Because these firms focus solely on providing specific services, they operate far more efficiently, while producing better, faster and more affordable results. Separation of legal services from primary and specialized work performed by lawyers represents a paradigm shift from when law firms delivered all services related to legal matters.
Often the package of legal work that you or your business needs consists of two pieces, a legal practice piece and a legal services piece. Legal practice requires licensed professionals who can understand the circumstance, interpret law, develop legal strategy, and argue a defense.
On the other hand, legal services consists of the ancillary services that support the work of attorneys. Usually, these services are not completed by licensed legal professionals. Instead, legal services are increasingly provided by experts who focus on a niche job function. Some examples include language translation services, graphic design, presentation and video creation, statistical analysis, technical or occupational consultancy, and investigative services.
The differentiation and decoupling between the roles of a lawyer or law firm and the role of specialized service providers is changing the way legal services are offered and purchased. While continuing to target their services to law firms, providers of legal services are marketing their expertise directly to clients of law firms, further discrediting the belief that only law firms can deliver legal services and that legal services are so closely linked to a particular case that they can be provided only by the law firm.
The Evolving Legal Market
At the same time, law firms are becoming smaller and more specialized. Law-firms today frequently have in-house professionals who can provide expert ancillary services in language translation, desktop publishing, statistical analysis, graphic design, private investigation and presentation development. By no longer offering these services, specialized law firms have found that they can get higher quality, more efficient alternatives from independent services.

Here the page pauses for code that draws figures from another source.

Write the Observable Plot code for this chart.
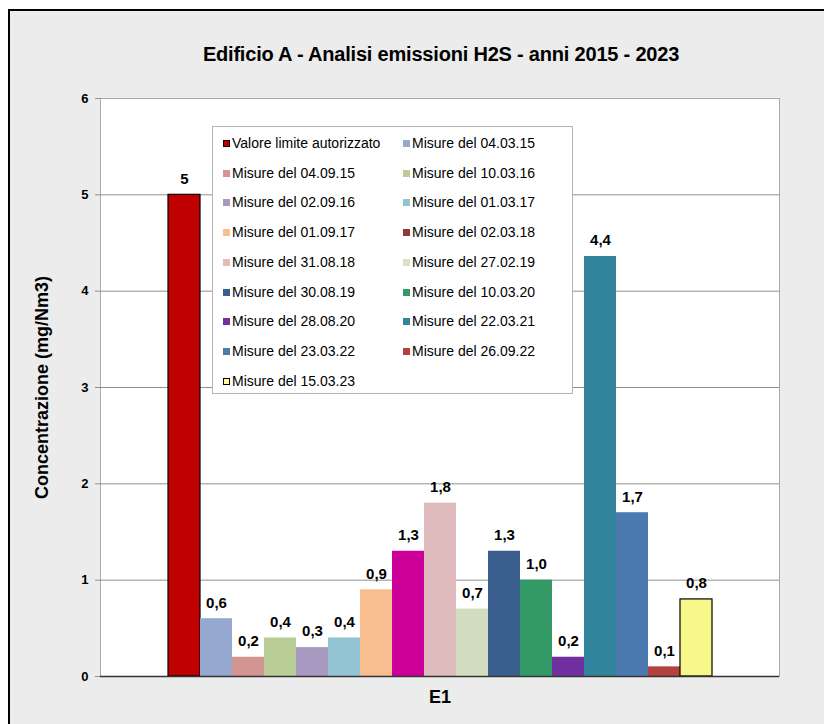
<!DOCTYPE html>
<html>
<head>
<meta charset="utf-8">
<script src="https://cdn.jsdelivr.net/npm/d3@7"></script>
<script src="https://cdn.jsdelivr.net/npm/@observablehq/plot@0.6"></script>
<style>
  html, body { margin: 0; padding: 0; width: 824px; height: 724px; overflow: hidden; background: #ffffff; }
  #frame { position: absolute; left: 8px; top: 9px; width: 840px; height: 740px; border: 2px solid #000; background: #ececec; }
  #title { position: absolute; left: 0; width: 882px; top: 43px; text-align: center; font: bold 20px "Liberation Sans", Arial, sans-serif; color: #000; letter-spacing: -0.2px; }
  #chart { position: absolute; left: 0; top: 0; }
  #legend { position: absolute; left: 212px; top: 126px; width: 359px; height: 266px; background: #fff; border: 1px solid #b4b4b4; font: 14px "Liberation Sans", Arial, sans-serif; color: #000; }
  .item { position: absolute; height: 16px; line-height: 16px; white-space: nowrap; }
  .sw { display: inline-block; width: 7px; height: 7px; margin-right: 2px; vertical-align: 1px; box-sizing: border-box; }
</style>
</head>
<body>
<div id="frame"></div>
<div id="title">Edificio A - Analisi emissioni H2S - anni 2015 - 2023</div>
<div id="chart"></div>
<div id="legend"></div>
<script>
// ---- data ----
const categories = ["E1"];
const series = [
  "Valore limite autorizzato",
  "Misure del 04.03.15",
  "Misure del 04.09.15",
  "Misure del 10.03.16",
  "Misure del 02.09.16",
  "Misure del 01.03.17",
  "Misure del 01.09.17",
  "Misure del 02.03.18",
  "Misure del 31.08.18",
  "Misure del 27.02.19",
  "Misure del 30.08.19",
  "Misure del 10.03.20",
  "Misure del 28.08.20",
  "Misure del 22.03.21",
  "Misure del 23.03.22",
  "Misure del 26.09.22",
  "Misure del 15.03.23"
];
const values = [5, 0.6, 0.2, 0.4, 0.3, 0.4, 0.9, 1.3, 1.8, 0.7, 1.3, 1.0, 0.2, 4.36, 1.7, 0.1, 0.8];
const valueLabels = ["5", "0,6", "0,2", "0,4", "0,3", "0,4", "0,9", "1,3", "1,8", "0,7", "1,3", "1,0", "0,2", "4,4", "1,7", "0,1", "0,8"];
const yTicks = [0, 1, 2, 3, 4, 5, 6];
const yLabel = "Concentrazione (mg/Nm3)";

// ---- styles ----
const barColors = ["#C00000", "#95A9D0", "#D49591", "#B9CD96", "#A899C0", "#93C4D3", "#F9BE8F", "#CC0099",
  "#E0BBBD", "#D2DDC0", "#3A5F8E", "#339966", "#7030A0", "#31849B", "#4A7AB0", "#B3413F", "#F8F88A"];
const legendColors = ["#C00000", "#95A9D0", "#D49591", "#B9CD96", "#A899C0", "#93C4D3", "#F9BE8F", "#953735",
  "#E6B9B8", "#D7E4BD", "#376092", "#339966", "#7030A0", "#31849B", "#4A7AB0", "#B3413F", "#FFFF99"];
const outlined = new Set(["Valore limite autorizzato", "Misure del 15.03.23"]);

const rows = series.map((s, i) => ({
  category: categories[0], series: s, value: values[i], label: valueLabels[i],
  fill: barColors[i], stroke: outlined.has(s) ? "#000" : "none"
}));

const font = "'Liberation Sans', Arial, sans-serif";

const chart = Plot.plot({
  width: 824,
  height: 724,
  marginTop: 98,
  marginBottom: 48,
  marginLeft: 100,
  marginRight: 45,
  style: { background: "transparent", fontFamily: font, color: "#000", overflow: "visible" },
  fx: { domain: categories, paddingInner: 0, paddingOuter: 0, label: null },
  x: { domain: series, paddingInner: 0, paddingOuter: 2.01, axis: null },
  y: { domain: [0, 6], ticks: yTicks, label: null },
  marks: [
    Plot.frame({ fill: "#fff", stroke: "#a8a8a8" }),
    Plot.gridY(yTicks.slice(1, -1), { stroke: "#8f8f8f", strokeOpacity: 1 }),
    Plot.barY(rows, { fx: "category", x: "series", y: "value", fill: "fill", stroke: "stroke", strokeWidth: 1.2, inset: 0 }),
    Plot.ruleY([0], { stroke: "#333", strokeWidth: 1.5 }),
    Plot.text(rows, { fx: "category", x: "series", y: "value", text: "label", dy: -16, fontSize: 15, fontWeight: "bold", fill: "#000" }),
    Plot.axisY(yTicks, { anchor: "left", tickSize: 5, tickPadding: 7, stroke: "#8f8f8f", fontSize: 13, fontWeight: "bold", label: null, tickFormat: d => String(d) }),
    Plot.axisFx({ anchor: "bottom", tickSize: 0, tickPadding: 14, fontSize: 18, fontWeight: "bold", label: null }),
    Plot.text([yLabel], { frameAnchor: "left", textAnchor: "middle", rotate: -90, dx: -58, fontSize: 18, fontWeight: "bold", fill: "#000" })
  ]
});
document.getElementById("chart").appendChild(chart);

// ---- legend ----
const legend = document.getElementById("legend");
series.forEach((s, i) => {
  const r = Math.floor(i / 2), c = i % 2;
  const item = document.createElement("div");
  item.className = "item";
  item.style.left = (c === 0 ? 10 : 190) + "px";
  item.style.top = (8 + r * 29.7) + "px";
  const sw = document.createElement("span");
  sw.className = "sw";
  sw.style.background = legendColors[i];
  if (outlined.has(s)) sw.style.border = "1px solid #000";
  item.appendChild(sw);
  item.appendChild(document.createTextNode(s));
  legend.appendChild(item);
});
</script>
</body>
</html>
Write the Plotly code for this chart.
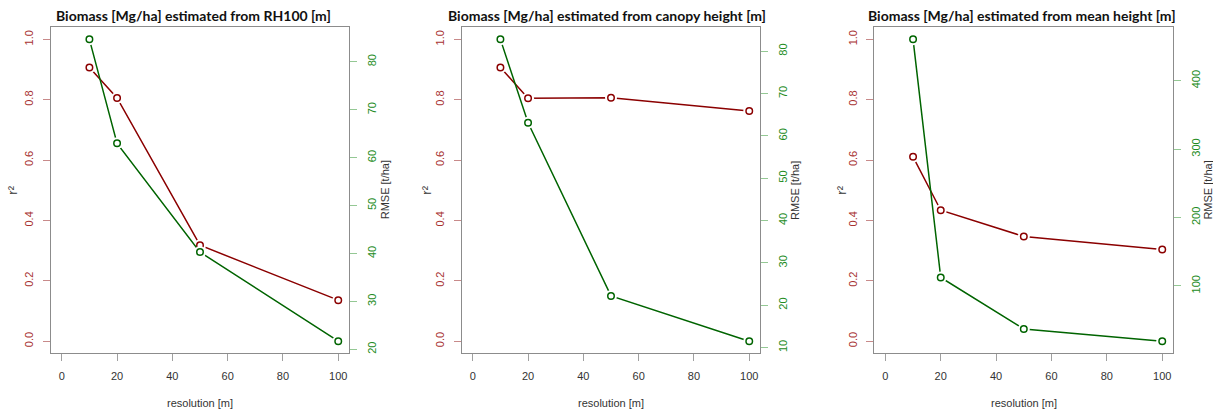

This practice also allows law firms to focus long-term business objectives on improving the delivery of the services they offer, while continuing to command premiums for their own expertise. However, generalized and non-specialized law firms may fear a loss in profitability if they outsource these specific legal services unless they can develop a specialized skill set that allows them to command higher fees.
In contrast, less profitable firms will continue to find ways to invoice for legal services. Instead of focusing on maximizing the value of their own legal knowledge and experience, they will continue to promote the notion that only lawyers can provide legal services. To a client, legal services have simply been an invoiced item defined by however their attorney wants to define them, since attorneys set the prices, requirements, and delivery dates for services.
Resistance to Change
With the availability of independent legal services providers, clients increasingly want to shop around for competitive providers to handle the various facets of their work. Consequently, law firms are breaking from the inefficient business model that forces clients to use overpriced in-house services.
Further, in-house models typically lack the managerial and investment focuses to continuously improve and streamline costs. This shortcoming permits clients to find faster and higher quality ancillary services that offer significant savings. However, the legal industry is very conservative and resistant to change, even as their clients demand more pricing transparency, efficiency and options.
Change rarely keeps pace with today’s hyper-competitive business world’s demands for greater efficiency. Even so, responsive law-firms understand these economic and financial pressures and are slowly adapting to them.